Freedom of expression has long been acknowledged as an important civil liberty, both internationally and within UK domestic law. The inclusion of freedom to information within this right is often sidelined.

Article 19 of the International Covenant of Civil and Political Rights (ICCPR) stipulates that freedom of expression ‘shall include freedom to seek, receive and impart information and ideas of all kinds’. Although the ICCPR was ratified by the UK in 1976, freedom of information was not officially incorporated into UK domestic law until the arrival of the Freedom of Information Act 2000.

Dictatorial veto

In theory this act provides all of us with access to records or documents held by public authorities. Any information can be requested but there are limitations as to what will be released. That is the catch. This week, Justice Secretary Jack Straw overruled the Information Tribunal’s decision to publish an important government document. It contained minutes taken during a cabinet meeting which discussed the legality of the Iraq war prior to the invasion.

Straw justified his actions on one of a number of get-out clauses in the Freedom of Information Act, in this case section 53 which allows ministers to veto tribunal decisions if they believe ‘on reasonable grounds that the decision to withhold the information was in accordance with the requirements of the Act.’ He went on to further explain that he felt publication of the cabinet minutes would ‘risk serious damage to cabinet government; an essential principle of British parliamentary democracy. That eventuality is not in the public interest.’

Section 53 has not been invoked until now. Indeed the extensive UK appeal system provided Jack Straw with a less dictatorial route to challenge publication, one which he opted not to take. If the tribunal or an appeal court had ruled against the publication, the manner of the decision would at least have been more palatable. Overruling the weight of a decision from the expert and independent body of the Information Tribunal highlights the government’s willingness to deny freedom of information in a bid to prevent criticism.

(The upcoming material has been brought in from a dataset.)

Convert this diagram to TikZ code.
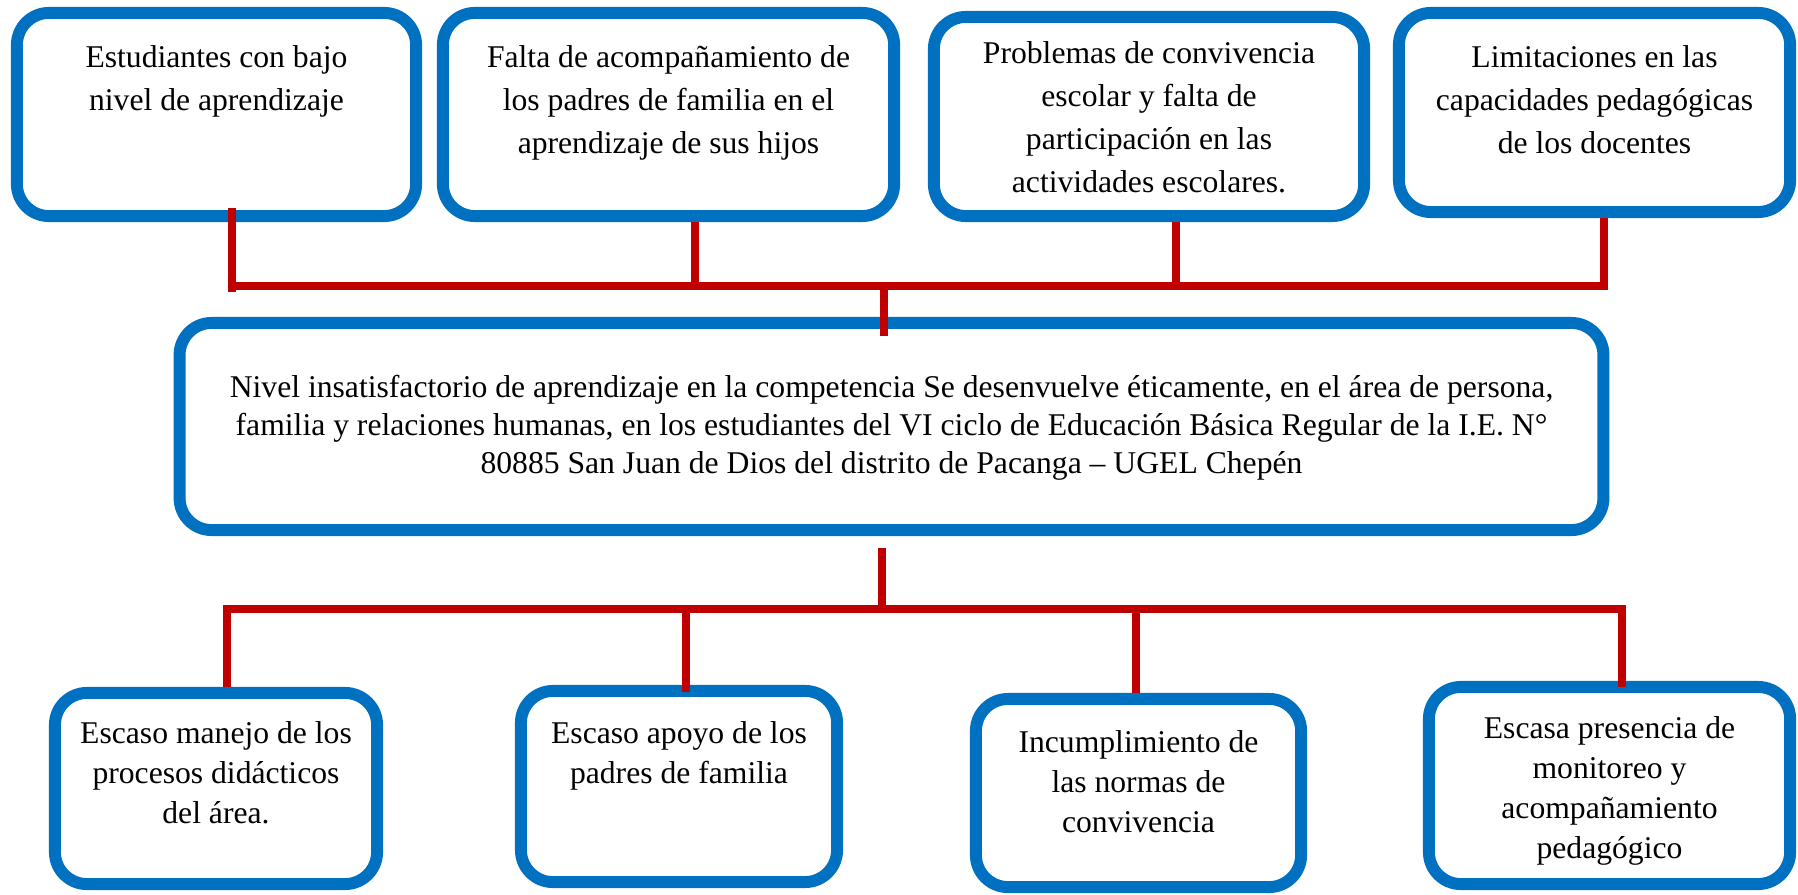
\documentclass[tikz,border=0pt]{standalone}
\usepackage{fontspec}
\setmainfont{Liberation Serif}
\usetikzlibrary{positioning}
\definecolor{azul}{HTML}{0070C0}
\definecolor{rojo}{HTML}{C00000}
% ancho, alto, espacio arriba (cm), texto
\newcommand{\cajatexto}[4]{\parbox[c][#2cm][t]{#1cm}{\centering\vspace*{#3cm}\strut #4}}

\begin{document}
\begin{tikzpicture}[x=0.01cm, y=-0.01cm,
    caja/.style={draw=azul, line width=3.4pt, rounded corners=0.32cm, inner sep=0pt},
    arriba/.style={font=\fontsize{9}{12.2}\selectfont},
    centro/.style={font=\fontsize{9}{10.8}\selectfont},
    abajo/.style={font=\fontsize{9}{11.4}\selectfont},
    linea/.style={draw=rojo, line width=2.1pt}]
    \useasboundingbox (0,0) rectangle (1798,894);

    % Cajas de arriba
    \node[caja, arriba] (e1) at (216.5,114.5) {\cajatexto{3.99}{2.03}{0.244}{Estudiantes con bajo\\nivel de aprendizaje}};
    \node[caja, arriba] (e2) at (668.5,114.5) {\cajatexto{4.51}{2.03}{0.244}{Falta de acompañamiento de\\los padres de familia en el\\aprendizaje de sus hijos}};
    \node[caja, arriba] (e3) at (1149,116.5) {\cajatexto{4.30}{1.99}{0.164}{Problemas de convivencia\\escolar y falta de\\participación en las\\actividades escolares.}};
    \node[caja, arriba] (e4) at (1594.5,112.5) {\cajatexto{3.91}{1.99}{0.244}{Limitaciones en las\\capacidades pedagógicas\\de los docentes}};

    % Problema central
    \node[caja, centro] (p) at (891.5,426.5) {\cajatexto{14.23}{2.07}{0.479}{Nivel insatisfactorio de aprendizaje en la competencia Se desenvuelve éticamente, en el área de persona,\\familia y relaciones humanas, en los estudiantes del VI ciclo de Educación Básica Regular de la I.E. N°\\80885 San Juan de Dios del distrito de Pacanga -- UGEL Chepén}};

    % Cajas de abajo
    \node[caja, abajo] (c1) at (216,788.5) {\cajatexto{3.22}{1.91}{0.225}{Escaso manejo de los\\procesos didácticos\\del área.}};
    \node[caja, abajo] (c2) at (679,786.5) {\cajatexto{3.16}{1.91}{0.245}{Escaso apoyo de los\\padres de familia}};
    \node[caja, abajo] (c3) at (1138.5,793) {\cajatexto{3.25}{1.88}{0.255}{Incumplimiento de\\las normas de\\convivencia}};
    \node[caja, abajo] (c4) at (1609.5,785.5) {\cajatexto{3.61}{1.97}{0.235}{Escasa presencia de\\monitoreo y\\acompañamiento\\pedagógico}};

    % Lineas de arriba
    \coordinate (j0) at (884,286);
    \coordinate (j1) at (232,286);
    \coordinate (j2) at (695,286);
    \coordinate (j3) at (1176,286);
    \coordinate (j4) at (1604,286);
    \draw[linea] (j1) -- (j4);
    \draw[linea] ([yshift=0.14cm]j1 |- e1.south) -- ([yshift=-0.06cm]j1);
    \draw[linea] (j2 |- e2.south) -- (j2);
    \draw[linea] (j3 |- e3.south) -- (j3);
    \draw[linea] (j4 |- e4.south) -- ([yshift=-0.04cm]j4);
    \draw[linea] (j0) -- ([yshift=-0.19cm]p.north -| j0);

    % Lineas de abajo
    \coordinate (k0) at (882,609);
    \coordinate (k1) at (227,609);
    \coordinate (k2) at (686,609);
    \coordinate (k3) at (1136,609);
    \coordinate (k4) at (1622,609);
    \draw[linea] ([yshift=-0.12cm]p.south -| k0) -- (k0);
    \draw[linea] (k1 |- c1.north) -- (k1) -- (k4) -- ([yshift=-0.06cm]k4 |- c4.north);
    \draw[linea] (k2) -- ([yshift=-0.07cm]k2 |- c2.north);
    \draw[linea] (k3) -- (k3 |- c3.north);
\end{tikzpicture}
\end{document}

In effect, this power of veto gives government ministers complete independent control and judgement over our access to information, and undermines the aim of the act itself. Furthermore, it leaves the public in the dark on key decisions leading up to the Iraq war.

Violations of procedural fairness

Other restrictions on information have caused recent controversy in the publicised House of Lords Appeal case, concerning two Algerian defendants and Jordanian, Omar Othman (also known as Abu Qatada) versus the Home Department.

The judgement allows for the defendants’ extradition to countries where torture of detainees is widespread, based on the surety of non-binding diplomatic assurances. More importantly, it ruled that within the Special Immigration Appeals Commission (SIAC), the use of closed evidence not available to the defendant was acceptable in such a case. Evidence withheld included that used to assess the risk of torture should they be extradited.

Organisations, including Human Rights Watch fear that such restrictions on access to evidence, especially where the risk of torture is at stake, amount to a violation of the ‘fundamental notions of procedural fairness’, and breach international law. Without the release of such evidence, how can defendants attempt to respond to or disprove its validity?

The case is not over yet. Qatada has already lodged a complaint with the European Court of Human Rights (ECtHR), while the two Algerians may follow suit. The UK extradition appeal system was struck down by the ECtHRs in the Chahal (1996) case, but SIAC is a new procedure set up by the government in response to the identified discrepancies, so it is unclear what the court will rule.

Restrictive Legislation

The government states that extradition of the defendants is necessary to protect national security. This has often been cited as a reason to curb freedom of information, with government claims that such measures are necessary in the fight against terrorism. February saw the government introduce yet more legislation of this very nature, as section 76 of the Counter-Terrorism Act 2008 came into effect.

This makes it an offence to elicit, publish or communicate information from members of the armed forces, intelligence services or the police, if it is ‘likely to be useful to a person committing or preparing an act of terrorism’. The wording is incredibly vague and gives even more powers to police officers, who in theory could detain someone for merely photographing them.

Protestors and journalists use film and photography not only to record the occurrence of public dissent, but also to monitor and record police behaviour during events such as demonstrations. This has supplied vital evidence in proving cases of police misconduct and may even have acted as a deterrent against inappropriate use of force. This documentation of information is now at risk

As the UK government continues to erode the right to freedom of information, campaigners call on us to question the real ‘necessity’ of such measures, what the results of such measures actually entail and to use our right to freedom of expression as a means to protest.